The moths in the poem begin as “quiet words”, but the eyes of the lovers also turn into “moth wings”, disinterred from their context (“like a land that is locked, or lost”). So moths here are pieces of memory and language which fade away, but in doing so whirl and flare (they are “ecstatic with decay”). I think this makes ‘Small decrees of dust’ a poem about trying, fitfully, to love yourself, to gather up the evidence that will allow it, including the evidence of having been loved by another.
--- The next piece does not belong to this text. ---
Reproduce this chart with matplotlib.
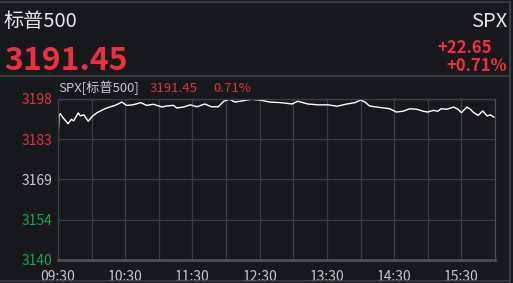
import matplotlib
matplotlib.use("Agg")
import matplotlib.pyplot as plt

plt.rcParams['font.family'] = ['Noto Sans CJK SC', 'DejaVu Sans']

# intraday SPX
times = ["09:30", "09:31", "09:32", "09:34", "09:39", "09:42", "09:44", "09:48",
         "09:50", "09:53", "09:57", "10:01", "10:05", "10:09", "10:12", "10:16",
         "10:21", "10:27", "10:31", "10:37", "10:44", "10:49", "10:55", "11:03",
         "11:07", "11:13", "11:16", "11:22", "11:28", "11:34", "11:41", "11:47",
         "11:53", "11:58", "12:03", "12:08", "12:14", "12:23", "12:32", "12:39",
         "12:48", "12:53", "12:59", "13:04", "13:13", "13:22", "13:31", "13:39",
         "13:48", "13:55", "14:00", "14:04", "14:08", "14:16", "14:26", "14:32",
         "14:38", "14:44", "14:50", "14:56", "15:00", "15:05", "15:09", "15:12",
         "15:17", "15:23", "15:27", "15:30", "15:35", "15:38", "15:41", "15:45",
         "15:49", "15:53", "15:56", "15:59"]
prices = [3183.7, 3192.2, 3192.7, 3191.5, 3189.1, 3190.7, 3190.1, 3193.0,
          3191.9, 3192.3, 3190.0, 3191.9, 3193.1, 3193.9, 3194.5, 3195.1,
          3195.7, 3196.9, 3195.7, 3195.9, 3196.7, 3195.7, 3196.1, 3195.1,
          3195.5, 3195.7, 3194.8, 3195.1, 3195.9, 3195.2, 3196.2, 3195.2,
          3195.2, 3197.2, 3197.9, 3196.9, 3197.3, 3197.9, 3197.5, 3196.9,
          3196.7, 3196.5, 3196.2, 3197.2, 3196.2, 3195.9, 3195.9, 3195.4,
          3196.2, 3196.7, 3197.6, 3196.9, 3195.5, 3195.0, 3194.5, 3193.3,
          3193.6, 3194.5, 3194.3, 3193.6, 3193.3, 3193.9, 3193.6, 3194.5,
          3194.3, 3195.1, 3194.3, 3193.1, 3195.1, 3194.3, 3193.1, 3192.1,
          3193.7, 3191.9, 3192.3, 3191.45]

y_ticks = [3140, 3154.5, 3169, 3183.5, 3198]
y_labels = ["3140", "3154", "3169", "3183", "3198"]
y_colors = ["#1fa347", "#1fa347", "#c8c8c8", "#d8343f", "#d8343f"]
x_labels = ["09:30", "10:30", "11:30", "12:30", "13:30", "14:30", "15:30"]
x_half = ["10:00", "11:00", "12:00", "13:00", "14:00", "15:00", "16:00"]

name = "标普500"
code = "SPX"
last = "3191.45"
change = "+22.65"
change_pct = "+0.71%"

BG = "#16181c"
GRID = "#3a3d42"
RED = "#ee2f3d"
W, H = 513, 283


def minutes(t):
    h, m = t.split(":")
    return (int(h) - 9) * 60 + int(m) - 30


x = [minutes(t) for t in times]

fig = plt.figure(figsize=(W / 100, H / 100), dpi=100, facecolor=BG)
ax = fig.add_axes([58 / W, 1 - 260 / H, (495 - 58) / W, (260 - 99) / H])
ax.set_facecolor(BG)

ax.plot(x, prices, color="white", lw=1.0)

ax.set_xlim(0, 390)
ax.set_ylim(3140, 3198)
ax.set_xticks([minutes(t) for t in x_labels])
ax.set_xticklabels(x_labels)
ax.set_xticks([minutes(t) for t in x_half], minor=True)
ax.set_yticks(y_ticks)
ax.set_yticklabels(y_labels)
for lab, c in zip(ax.get_yticklabels(), y_colors):
    lab.set_color(c)

ax.tick_params(axis="both", which="both", length=0)
ax.tick_params(axis="y", pad=4, labelsize=10)
ax.tick_params(axis="x", pad=7, labelsize=10, colors="#c8c8c8")
ax.grid(True, which="both", color=GRID, lw=0.9)
for s in ax.spines.values():
    s.set_color(GRID)
    s.set_linewidth(0.9)
ax.spines["bottom"].set_color("#4a4d52")
ax.spines["bottom"].set_linewidth(2)
ax.spines["right"].set_color("#4a4d52")

# frame lines
for yy in (1.5, 76.5, 281):
    fig.add_artist(plt.Line2D([0, 510 / W], [1 - yy / H] * 2, color=GRID, lw=1.2))
fig.add_artist(plt.Line2D([510 / W] * 2, [0, 1 - 1.5 / H], color=GRID, lw=1.5))

# header
fig.text(3 / W, 1 - 27 / H, name, color="#e6e6e6", fontsize=14.5, va="baseline")
fig.text(507 / W, 1 - 27 / H, code, color="#e6e6e6", fontsize=14.5,
         va="baseline", ha="right")
fig.text(4 / W, 1 - 70 / H, last, color=RED, fontsize=23, fontweight="bold",
         va="baseline")
fig.text(492 / W, 1 - 53 / H, change, color=RED, fontsize=12,
         fontweight="bold", va="baseline", ha="right")
fig.text(507 / W, 1 - 71 / H, change_pct, color=RED, fontsize=12,
         fontweight="bold", va="baseline", ha="right")

# legend row
fig.text(58 / W, 1 - 92 / H, code + "[" + name + "]", color="#c8c8c8",
         fontsize=9.5, va="baseline")
fig.text(150 / W, 1 - 92 / H, last, color="#d8343f", fontsize=9.5, va="baseline")
fig.text(213 / W, 1 - 92 / H, change_pct[1:], color="#d8343f", fontsize=9.5,
         va="baseline")

fig.savefig("out.png", dpi=100, facecolor=BG)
As intimated in both the syntactic arrangement and imagery of its title, ‘The Other Cheek Turn’ also sets out to mix things up. For some reason, I find myself thinking of it as half way between the other two poems. The first two lines require a double-take (or did from me, at least), since the well-known trope is of a face being struck — a woman striking a man’s after he confesses his betrayal, or a man striking a woman’s to cow her. Here it’s either the face or its expression of “a love so tangible” which is thought of as potentially dealing a blow. This convolution is immediately followed by a much more straightforward, almost cloying declaration:

Your face stalled in a love so tangible
it wouldn’t strike me when I asked it to. Hard
to learn how loved we are
when it’s unfamiliar.

Just like Crowson’s first couplet, there’s an unsettling element — in this case, the allusion to physical violence — but this stanza nevertheless seems to describe a moment of conventional romantic passion. And just like in Crowson’s poem, the sense of a ‘you and I’ vanishes immediately after this point, until the end, when a note is left saying “I want you / to know what is real and what is / not”. (The line break after ‘I want you’ momentarily gives the impression of a love letter, but the rest of the sentence reveals that the writer of the letter seeks control of the narrative). The speaker of the poem goes wandering, conjures a ‘he’ who may or may not be one half of the ‘we’ in the first stanza. It’s more plain here that time is reeling by — there is coffee with a friend, and this out-of-nowhere image:

… the neon
overalls of emergency
workers moved quick
in honeyed light

It reads like an unravelling — the rainbow becoming particles, then neon and honey. Like in Blackstone’s poem, there’s a line of reported dialogue which is blunt, off-register. Here, though, it’s the considered advice of a confidante. Crowcroft’s speaker seems, to my mind, to be trying to find the right groove, to be testing propositions and coming up against further uncertainty. They lie “in sheets — arrhythmic” at the close of the poem, giving in to … what? Perhaps “the charge” is not an accusation but a burden, or even an electric current, so that what the body must accept is a kind of tremendous confusion of the sort that comes from being in love. (Devil’s Elbow, by the way, is a double-hairpin bend in a now disused road in the Scottish Highlands, so the idea here is of someone walking almost back and forth, turning on themselves, in the effort to follow a marked route).

In all three poems, the traditional pose of the love poem quickly gives way to something more febrile, some more insistent energy which leaves me reaching to pull together the fragments. They make me think of how treacherous even simple settings and journeys can turn out to be when the senses are fully activated.